# where to buy alumacraft olive drab green color



## amk (Apr 23, 2015)

I need to repaint some sections of my boat any one know where I can get some either oem or close to exact match spray paint olive drab green.


----------



## Onytay (Apr 23, 2015)

So far the closest I've found without going to a dealer has been Rustoleum deep forest green. Its pretty close. I used it to paint my trolling motor mount. It was available in the paint dept at Walmart.

https://www.walmart.com/ip/Rust-Oleum-Specialty-Camouflage-Aerosol-Deep-Forest-Green/19395289


----------



## amk (Apr 23, 2015)

looks pretty good doubt my wal mart carries it knowing them but ill check it out.


----------



## Onytay (Apr 23, 2015)

I found it on the bottom shelf its marketed as a "special" camo paint.

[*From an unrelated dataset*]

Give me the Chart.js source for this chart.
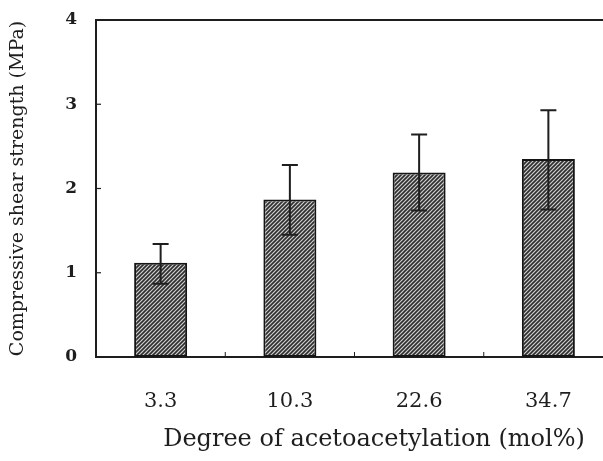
<!DOCTYPE html>
<html>
<head>
<meta charset="utf-8">
<script src="https://cdn.jsdelivr.net/npm/chart.js@4.4.1/dist/chart.umd.min.js"></script>
<style>
  html, body { margin: 0; padding: 0; background: #fff; overflow: hidden; }
  #wrap { width: 620px; height: 461px; }
</style>
</head>
<body>
<div id="wrap"><canvas id="canvasCorte" width="620" height="461"></canvas></div>
<script>
// grado de acetoacetilacion (mol%) y resistencia al corte (MPa)
var grados = ['3.3', '10.3', '22.6', '34.7'];
var resistencia = [1.12, 1.87, 2.19, 2.35];
var errorSup = [0.22, 0.41, 0.45, 0.58];
var errorInf = [0.25, 0.42, 0.45, 0.60];
var ticksY = [0, 1, 2, 3, 4];

var fuente = "'DejaVu Serif', 'Liberation Serif', serif";
var tinta = '#1e1e1e';

// relleno rayado de las barras
function patronRayado() {
  var c = document.createElement('canvas');
  c.width = 4;
  c.height = 4;
  var g = c.getContext('2d');
  g.fillStyle = '#cfcfcf';
  g.fillRect(0, 0, 4, 4);
  g.strokeStyle = '#2e2e2e';
  g.lineWidth = 1.6;
  g.beginPath();
  g.moveTo(-1, 5); g.lineTo(5, -1);
  g.moveTo(-1, 1); g.lineTo(1, -1);
  g.moveTo(3, 5); g.lineTo(5, 3);
  g.stroke();
  var ctx = document.getElementById('canvasCorte').getContext('2d');
  return ctx.createPattern(c, 'repeat');
}

// barras de error, marco superior y marcas interiores
var extras = {
  id: 'extras',
  afterDatasetsDraw: function (chart) {
    var ctx = chart.ctx;
    var x = chart.scales.x;
    var y = chart.scales.y;
    var area = chart.chartArea;
    ctx.save();
    ctx.strokeStyle = tinta;
    ctx.lineWidth = 2;

    for (var i = 0; i < resistencia.length; i++) {
      var cx = x.getPixelForValue(i);
      var yAlto = y.getPixelForValue(resistencia[i] + errorSup[i]);
      var yBajo = y.getPixelForValue(resistencia[i] - errorInf[i]);
      ctx.beginPath();
      ctx.moveTo(cx, yAlto); ctx.lineTo(cx, yBajo);
      ctx.moveTo(cx - 8, yAlto); ctx.lineTo(cx + 8, yAlto);
      ctx.moveTo(cx - 8, yBajo); ctx.lineTo(cx + 8, yBajo);
      ctx.stroke();
    }

    // linea superior del marco
    var yMax = y.getPixelForValue(ticksY[ticksY.length - 1]);
    ctx.beginPath();
    ctx.moveTo(area.left, yMax);
    ctx.lineTo(area.right, yMax);
    ctx.stroke();

    // marcas del eje Y hacia dentro
    ctx.lineWidth = 1.2;
    for (var j = 1; j < ticksY.length - 1; j++) {
      var ty = y.getPixelForValue(ticksY[j]);
      ctx.beginPath();
      ctx.moveTo(area.left, ty);
      ctx.lineTo(area.left + 5, ty);
      ctx.stroke();
    }

    // marcas del eje X entre categorias
    ctx.lineWidth = 1;
    for (var k = 1; k < grados.length; k++) {
      var tx = (x.getPixelForValue(k - 1) + x.getPixelForValue(k)) / 2;
      ctx.beginPath();
      ctx.moveTo(tx, area.bottom);
      ctx.lineTo(tx, area.bottom - 5);
      ctx.stroke();
    }

    // titulo del eje X
    ctx.fillStyle = tinta;
    ctx.font = '24px ' + fuente;
    ctx.textAlign = 'center';
    ctx.textBaseline = 'middle';
    ctx.fillText('Degree of acetoacetylation (mol%)', 374, 440);
    ctx.restore();
  }
};

var ctx = document.getElementById('canvasCorte').getContext('2d');

window.graficaCorte = new Chart(ctx, {
  type: 'bar',
  data: {
    labels: grados,
    datasets: [{
      label: 'Compressive shear strength',
      data: resistencia,
      backgroundColor: patronRayado(),
      borderColor: '#151515',
      borderWidth: 2,
      borderSkipped: false,
      barPercentage: 0.41,
      categoryPercentage: 1
    }]
  },
  options: {
    responsive: false,
    animation: false,
    layout: { padding: { top: 20, right: 7, bottom: 0, left: 0 } },
    plugins: {
      legend: { display: false },
      tooltip: { enabled: false }
    },
    scales: {
      x: {
        grid: { display: false, drawTicks: false },
        border: { display: true, color: tinta, width: 2 },
        ticks: {
          color: tinta,
          padding: 32,
          font: { family: fuente, size: 21 }
        },
        afterFit: function (s) {
          s.height = 104;
          s.paddingLeft = 0;
          s.paddingRight = 0;
        }
      },
      y: {
        min: 0,
        max: 4,
        afterBuildTicks: function (s) {
          s.ticks = ticksY.map(function (v) { return { value: v }; });
        },
        grid: { display: false, drawTicks: false },
        border: { display: true, color: tinta, width: 2 },
        ticks: {
          color: tinta,
          padding: 19,
          font: { family: fuente, size: 17, weight: 'bold' }
        },
        title: {
          display: true,
          text: 'Compressive shear strength (MPa)',
          color: tinta,
          padding: { top: 7, bottom: 0 },
          font: { family: fuente, size: 19 }
        },
        afterFit: function (s) {
          s.width = 96;
          s.paddingTop = 0;
          s.paddingBottom = 0;
        }
      }
    }
  },
  plugins: [extras]
});
</script>
</body>
</html>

There were like 4 different colors all with the picture of the boat.


----------



## amk (Apr 29, 2015)

Found some painted my boat. I washed it and wiped clean it looks good but scratches right off the aluminum. I guess I need some kind of primer. It will do for now but eventually I'll sand it down and prime it and use a paint gun to do a better job.


----------



## 1lhorn (Apr 29, 2015)

If there is anything you can take off the boat to bring to home depot, they can do an exact color match. You can then touch up with a brush.


----------